While exploring the attic one day Ellison conveniently comes across a box of Super 8 home movies along with a projector. Naturally, the curious writer views the grisly movies that capture an assortment of killings (along with his targeted hanged family resource material). In his caustic viewings of these snuff flicks Ellison discovers a common drastic entity at each of the crime-ridden venues. Unwillingly, Ellison does not realize that these same sinister forces will be unleashed upon his own family. Thus, the Oswalts and the normalcy of their day-to-day lives are going to change for the worse-an understatement in an underwhelming and stillborn thriller.
There is a half way compelling element to Sinister that solely is laid on the shoulders of Hawke’s protagonist Ellison Oswalt as the determined writer wanting to reclaim his professional prowess via residing in the hellhole household that serves as his creative blueprint. The fact that one can question Ellison’s selfishness (endangering his loved ones for the sake of his working art) verses his dedication to investigating the authenticity of his novel’s threatening sources is unintentionally amusing as we associate horror movie victims with not being the brightest bulbs in the genre.
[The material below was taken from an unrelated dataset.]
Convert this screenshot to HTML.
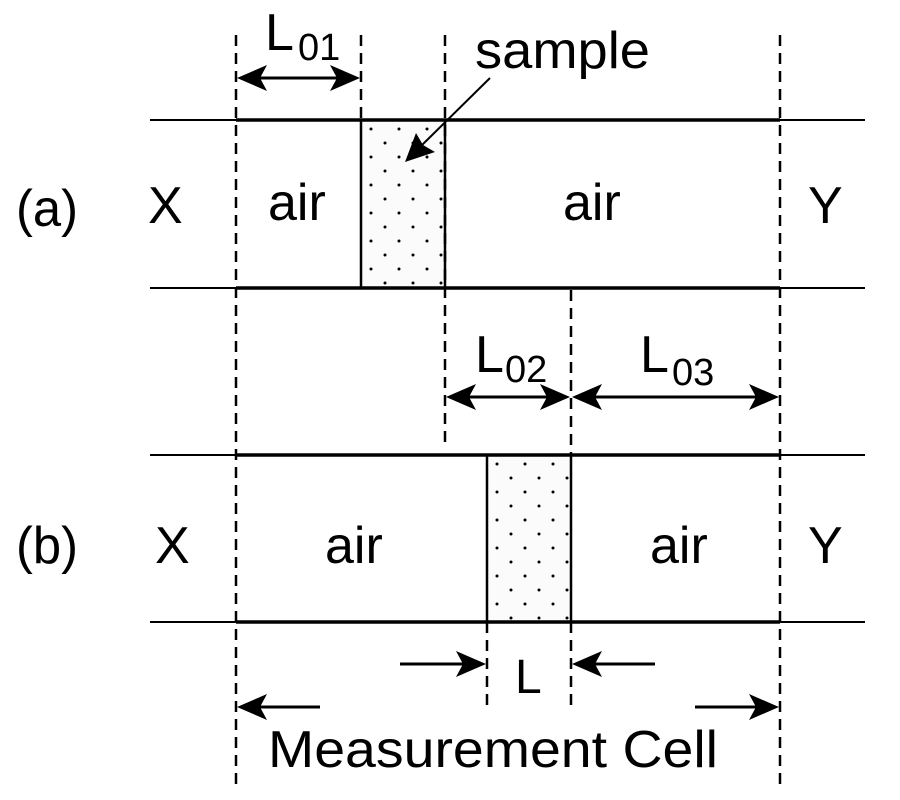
<!DOCTYPE html>
<html><head><meta charset="utf-8"><style>
html,body{margin:0;padding:0;background:#fff;}
svg{display:block;}
text{font-family:"Liberation Sans",sans-serif;fill:#000;}
</style></head><body>
<svg width="900" height="800" viewBox="0 0 900 800" xmlns="http://www.w3.org/2000/svg">
<defs>
<pattern id="dots" x="361" y="120" width="28" height="28" patternUnits="userSpaceOnUse">
<rect width="28" height="28" fill="#fbfbfb"/>
<circle cx="10" cy="9" r="1.5" fill="#000"/>
<circle cx="24" cy="23" r="1.5" fill="#000"/>
</pattern>
<pattern id="dots2" x="487" y="455" width="28" height="28" patternUnits="userSpaceOnUse">
<rect width="28" height="28" fill="#fbfbfb"/>
<circle cx="10" cy="9" r="1.5" fill="#000"/>
<circle cx="24" cy="23" r="1.5" fill="#000"/>
</pattern>
</defs>

<rect x="361" y="120" width="84" height="168" fill="url(#dots)" stroke="#000" stroke-width="2.5"/>
<rect x="487" y="455" width="84" height="167" fill="url(#dots2)" stroke="#000" stroke-width="2.5"/>

<g stroke="#000">
<line x1="150" y1="120" x2="865" y2="120" stroke-width="2"/>
<line x1="236" y1="120" x2="780" y2="120" stroke-width="3.5"/>
<line x1="150" y1="288" x2="865" y2="288" stroke-width="2"/>
<line x1="236" y1="288" x2="780" y2="288" stroke-width="3.5"/>
<line x1="150" y1="455" x2="865" y2="455" stroke-width="2"/>
<line x1="236" y1="455" x2="780" y2="455" stroke-width="3.5"/>
<line x1="150" y1="622" x2="865" y2="622" stroke-width="2"/>
<line x1="236" y1="622" x2="780" y2="622" stroke-width="3.5"/>
</g>

<g stroke="#000" stroke-width="2.5" stroke-dasharray="11,7">
<line x1="236" y1="35" x2="236" y2="785"/>
<line x1="361" y1="35" x2="361" y2="120"/>
<line x1="445" y1="35" x2="445" y2="445"/>
<line x1="571" y1="290" x2="571" y2="455"/>
<line x1="571" y1="622" x2="571" y2="712"/>
<line x1="487" y1="622" x2="487" y2="712"/>
<line x1="780" y1="35" x2="780" y2="785"/>
</g>

<g stroke="#000" stroke-width="3">
<line x1="245" y1="78" x2="352" y2="78"/>
<line x1="455" y1="397" x2="562" y2="397"/>
<line x1="580" y1="397" x2="771" y2="397"/>
<line x1="400" y1="664" x2="478" y2="664"/>
<line x1="655" y1="664" x2="580" y2="664"/>
<line x1="320" y1="707" x2="245" y2="707"/>
<line x1="695" y1="707" x2="771" y2="707"/>
<line x1="490" y1="78" x2="420" y2="147" stroke-width="2"/>
</g>
<g fill="#000">
<polygon points="237,78 267,65 260,78 267,91"/>
<polygon points="360,78 330,65 337,78 330,91"/>
<polygon points="446,397 476,384 469,397 476,410"/>
<polygon points="570,397 540,384 547,397 540,410"/>
<polygon points="572,397 602,384 595,397 602,410"/>
<polygon points="779,397 749,384 756,397 749,410"/>
<polygon points="486,664 456,651 463,664 456,677"/>
<polygon points="572,664 602,651 595,664 602,677"/>
<polygon points="237,707 267,694 260,707 267,720"/>
<polygon points="779,707 749,694 756,707 749,720"/>
<polygon points="405,162 416,133 423,145 435,152"/>
</g>

<g font-size="52">
<text x="265" y="50">L</text><text x="298" y="60" font-size="38">01</text>
<text x="475" y="68" textLength="175" lengthAdjust="spacingAndGlyphs">sample</text>
<text x="16" y="226" textLength="62" lengthAdjust="spacingAndGlyphs">(a)</text>
<text x="148" y="223">X</text>
<text x="268" y="220">air</text>
<text x="563" y="220">air</text>
<text x="808" y="223">Y</text>
<text x="475" y="372">L</text><text x="505" y="382" font-size="38">02</text>
<text x="640" y="372">L</text><text x="672" y="385" font-size="38">03</text>
<text x="16" y="563" textLength="62" lengthAdjust="spacingAndGlyphs">(b)</text>
<text x="155" y="563">X</text>
<text x="325" y="563">air</text>
<text x="650" y="563">air</text>
<text x="808" y="563">Y</text>
<text x="515" y="693" font-size="48">L</text>
<text x="268" y="767" textLength="450" lengthAdjust="spacingAndGlyphs">Measurement Cell</text>
</g>
</svg>
</body></html>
Unfortunately, the only decent outlandishness in Sinister is Ellison’s curiosities about the recurring stringy-haired, white-faced phantom figure that pops up amid the supernatural occurrences in the movie frame’s background. This prompts Ellison to contact the town’s clueless sheriff James Ransone) that leads to the attention of a demonology specialist (Vincent D’Onofrio) flapping about ancient Babylonian curses that damage impressionable souls.
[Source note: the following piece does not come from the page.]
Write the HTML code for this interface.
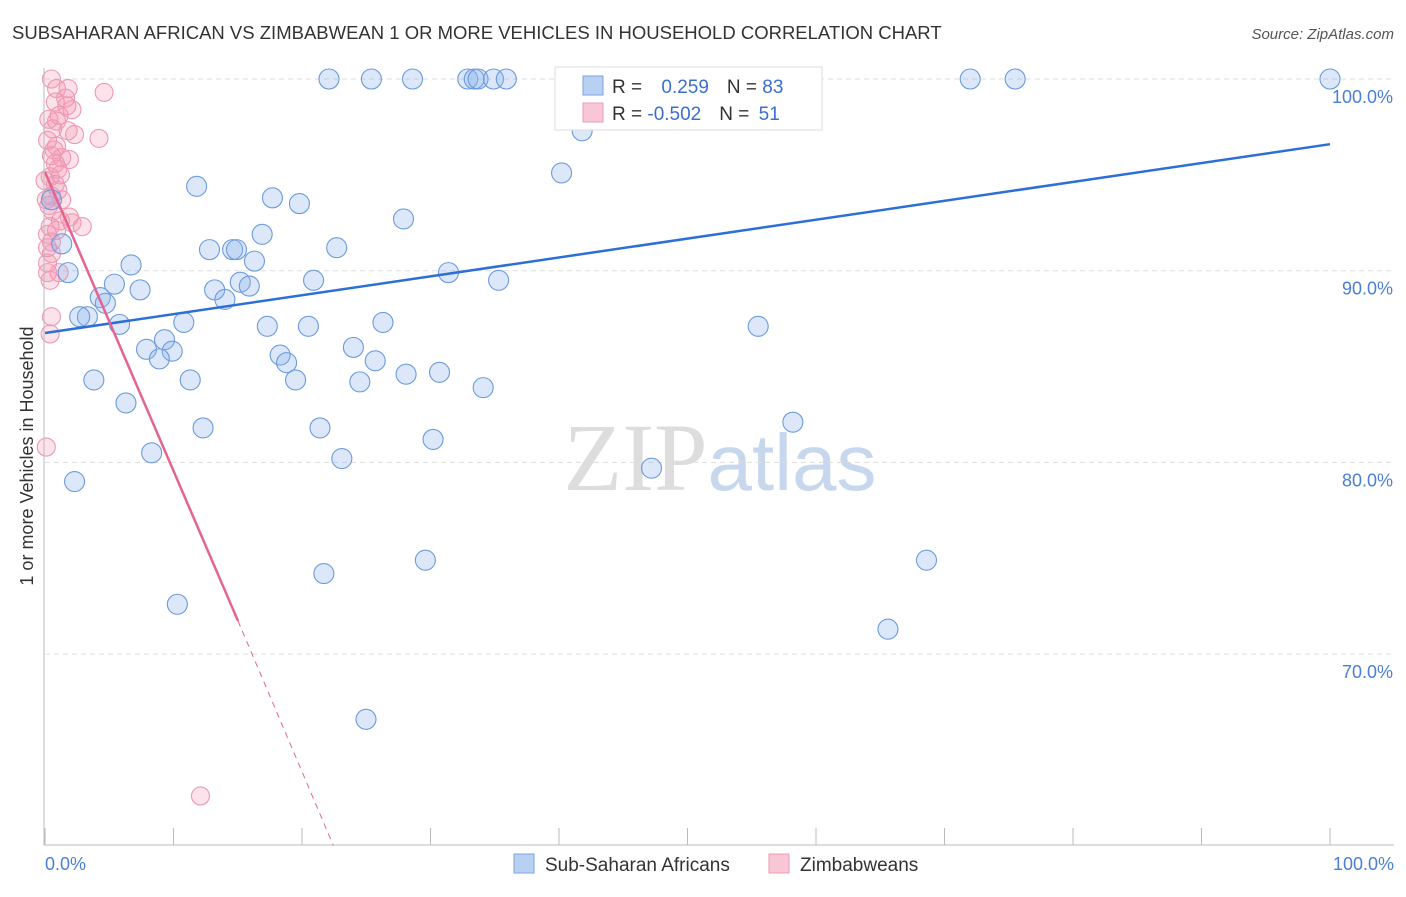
<!DOCTYPE html>
<html><head><meta charset="utf-8"><style>
body{margin:0;background:#fff;font-family:"Liberation Sans",sans-serif}
svg text{font-family:"Liberation Sans",sans-serif}
</style></head><body>
<svg id="chart" width="1406" height="892" viewBox="0 0 1406 892" xmlns="http://www.w3.org/2000/svg">
<text x="12" y="39" font-size="18.5" fill="#333">SUBSAHARAN AFRICAN VS ZIMBABWEAN 1 OR MORE VEHICLES IN HOUSEHOLD CORRELATION CHART</text>
<text x="1394" y="39" font-size="15" fill="#555" text-anchor="end" font-style="italic">Source: ZipAtlas.com</text>
<text x="720" y="490" font-size="96" text-anchor="middle"><tspan fill="#ddd" font-family="Liberation Serif">ZIP</tspan><tspan fill="#c7d8ee" font-size="80">atlas</tspan></text>
<g id="grid"></g><g id="marks"></g><g id="lines"></g>
<line x1="44" y1="68" x2="44" y2="845" stroke="#bbb"/>
<line x1="44" y1="845" x2="1394" y2="845" stroke="#bbb"/>
<text transform="translate(33,456) rotate(-90)" font-size="18" fill="#333" text-anchor="middle">1 or more Vehicles in Household</text>
<text x="45" y="870" font-size="18" fill="#4a7fd6">0.0%</text>
<text x="1394" y="870" font-size="18" fill="#4a7fd6" text-anchor="end">100.0%</text>
<g>
<rect x="555" y="67" width="267" height="63" fill="#fff" stroke="#ddd"/>
<rect x="583" y="76" width="20" height="19" fill="#b8d1f3" stroke="#7aa3e0"/>
<rect x="583" y="103" width="20" height="19" fill="#f9c6d5" stroke="#ee9bb5"/>
<text x="612" y="93" font-size="19" fill="#333">R = <tspan fill="#3a6fd0" dx="14">0.259</tspan><tspan dx="18" fill="#333">N = </tspan><tspan fill="#3a6fd0">83</tspan></text>
<text x="612" y="120" font-size="19" fill="#333">R = <tspan fill="#3a6fd0">-0.502</tspan><tspan dx="18" fill="#333">N = </tspan><tspan fill="#3a6fd0" dx="4">51</tspan></text>
</g>
<g>
<rect x="514" y="854" width="20" height="19" fill="#b8d1f3" stroke="#7aa3e0"/>
<text x="545" y="871" font-size="19" fill="#333">Sub-Saharan Africans</text>
<rect x="769" y="854" width="20" height="19" fill="#f9c6d5" stroke="#ee9bb5"/>
<text x="800" y="871" font-size="19" fill="#333">Zimbabweans</text>
</g>
</svg>
<script>
const yTicks=[100,90,80,70];
const yTickLabels=["100.0%","90.0%","80.0%","70.0%"];
const xTicks=[0,10,20,30,40,50,60,70,80,90,100];
const blueX=[22.1,25.4,28.6,32.9,33.4,33.7,34.9,35.9,43.2,46.1,59.1,72,75.5,100,41.8,40.2,11.8,17.7,19.8,27.9,16.9,12.8,14.6,14.9,22.7,16.3,6.7,31.4,1.8,1.3,0.5,20.9,15.2,35.3,5.4,7.4,13.2,15.9,4.3,4.7,14,3.3,2.7,5.8,10.8,17.3,20.5,26.3,55.5,9.3,7.9,9.9,8.9,24.0,18.3,18.8,25.7,3.8,11.3,19.5,24.5,28.1,30.7,34.1,6.3,12.3,21.4,58.2,30.2,8.3,23.1,47.2,2.3,29.6,68.6,21.7,10.3,65.6,24.98];
const blueY=[100,100,100,100,100,100,100,100,100,100,100,100,100,100,97.3,95.1,94.4,93.8,93.5,92.7,91.9,91.1,91.1,91.1,91.2,90.5,90.3,89.9,89.9,91.4,93.7,89.5,89.4,89.5,89.3,89.0,89.0,89.2,88.6,88.3,88.5,87.6,87.6,87.2,87.3,87.1,87.1,87.3,87.1,86.4,85.9,85.8,85.4,86.0,85.6,85.2,85.3,84.3,84.3,84.3,84.2,84.6,84.7,83.9,83.1,81.8,81.8,82.1,81.2,80.5,80.2,79.7,79.0,74.9,74.9,74.2,72.6,71.3,66.6];
const pinkX=[0.5,0.9,1.8,4.6,0.8,1.7,1.1,0.9,1.8,0.6,4.2,0.9,0.5,1.3,1.9,0.8,1,0.4,0.8,1,0.5,0.3,0.6,1.9,2.9,1.2,0.4,0.2,0.5,0.2,0.5,0.2,1.1,0.4,0.5,0.4,0.1,12.1,0.2,2.1,0,0.1,0.9,1.3,0.2,1.2,2.1,0.7,1.6,0.3,2.3];
const pinkY=[100,99.5,99.5,99.3,98.8,98.6,98.1,97.8,97.3,97.4,96.9,96.5,96.0,95.9,95.8,95.6,95.3,94.9,94.5,94.2,93.9,93.4,93.1,92.8,92.3,92.6,92.3,91.9,91.5,91.2,90.9,90.4,89.9,89.5,87.6,86.7,80.8,62.6,96.8,98.4,94.7,93.7,92.1,93.7,89.9,95.0,92.5,96.3,99.0,97.9,97.1];
const blueTrend=[86.75,96.6];
const pinkTrend=[95.15,71.73,60.0];
const pinkSolidEnd=15.02, pinkDashEnd=22.45;
const X=v=>45+v*12.85, Y=v=>79+(100-v)*19.17;
const NS="http://www.w3.org/2000/svg";
function mk(t,a,p){const e=document.createElementNS(NS,t);for(const k in a)e.setAttribute(k,a[k]);p.appendChild(e);return e;}
const grid=document.getElementById('grid'),marks=document.getElementById('marks'),lines=document.getElementById('lines');
yTicks.forEach((t,i)=>{
 const l=mk('line',{x1:45,x2:1394,y1:Y(t),y2:Y(t),stroke:'#ddd','stroke-dasharray':'5,4'},grid);
 
 
 const tx=mk('text',{x:1393,y:Y(t)+24,'font-size':18,fill:'#4a7fd6','text-anchor':'end'},grid);
 tx.textContent=yTickLabels[i];
 
 
});
xTicks.forEach(t=>{
 const l=mk('line',{x1:X(t),x2:X(t),y1:828,y2:845,stroke:'#bbb'},grid);
 
 
});
pinkX.forEach((x,i)=>{
 const c=mk('circle',{cx:X(x),cy:Y(pinkY[i]),r:9,fill:'rgba(244,150,180,0.28)',stroke:'#ee98b3','stroke-width':1.1},marks);
 
 
});
blueX.forEach((x,i)=>{
 const c=mk('circle',{cx:X(x),cy:Y(blueY[i]),r:10,fill:'rgba(140,180,235,0.3)',stroke:'#6a9ade','stroke-width':1.1},marks);
 
 
});
const bl=mk('line',{x1:X(0),y1:Y(blueTrend[0]),x2:X(100),y2:Y(blueTrend[1]),stroke:'#2c6fd6','stroke-width':2.5},lines);


const pl=mk('line',{x1:X(0),y1:Y(pinkTrend[0]),x2:X(pinkSolidEnd),y2:Y(pinkTrend[1]),stroke:'#e5648f','stroke-width':2.5},lines);


const pd=mk('line',{x1:X(pinkSolidEnd),y1:Y(pinkTrend[1]),x2:X(pinkDashEnd),y2:Y(pinkTrend[2]),stroke:'#e5648f','stroke-width':1,'stroke-dasharray':'6,5'},lines);


</script>
</body></html>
At best, Sinister is a lukewarm twitchy tale that routinely teases the audience with the obligatory guessing game of whether or not the conjured up evil-minded spookiness is imagined in Ellison’s weary mind or actually part of the house’s demented past. Psychologically, Sinister feels synthetically conceived as the scary aspect of the movie hovers about in ludicrous fashion. Hawke’s Ellison Oswalt may be the anchor of the so-called terrorizing angst but the supporting players that are his family have nothing unique to do beyond posing as the casual fodder ready for traumatization.
Cheapened scare sequences, an ambiguous monstrous myth, transparent characterizations and a mixed bag of a supernatural storyline barely put any Sinister thoughts in our heads worth contemplating.